My life wasn’t all “yay! drink! party! fun!” It was “need beer need beer need beer.”
This never changed.
So on that particular night, when the beer finally ran out or the cops broke up the party (whatever came first), I wandered back toward my house, 100% wasted but feeling safe from the wrath of my parents.
And then I saw their car in the driveway. My parents were already home.
I prepped my ridiculous story as I walked in, blurting something about a group of bikers chasing us all out of the park; I claimed I’d been running for my life.

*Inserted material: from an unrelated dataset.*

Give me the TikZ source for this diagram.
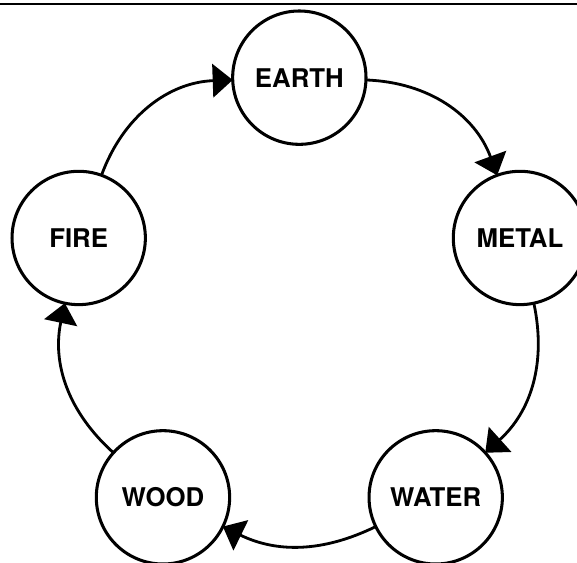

My parents just stared at me.
Forty years later, I vividly remember the look on my mother’s face. It is a look that only a true addict can comprehend – a look that cuts deep without words. It leaves shame festering inside the heart for life. But it’s not a look of anger; it’s a look of terror and disappointment and agonizing concern.
My parents had gone to my mom’s high school reunion. They’d been having a great time and were headed to a friend’s house afterward. When they found me gone instead of caring for my little sisters as I probably said I would, they had to stay home. It’s a night that crushed my mom. I took that from her.
I took a lot from my parents. I took their confidence and their security and tossed them out a window. I drove stakes through their hearts with every stupid decision I made. I stole their comfort at night and replaced it with searing fear. I took their dreams and substituted the constant worry that I would be dead before morning. I took their sanity and their peace and their hope.
That night, for the first time, I saw what I was doing to them. I realized that my actions have consequences, that I could hurt other people with my behavior. It was the first time I knew, unequivocally, that my choices hurt my parents.
I decided not to care. It hurt me too much to care about them, and my pain was all that mattered.
That night didn’t stop me from drinking. The shame, in fact, spiraled into my downfall.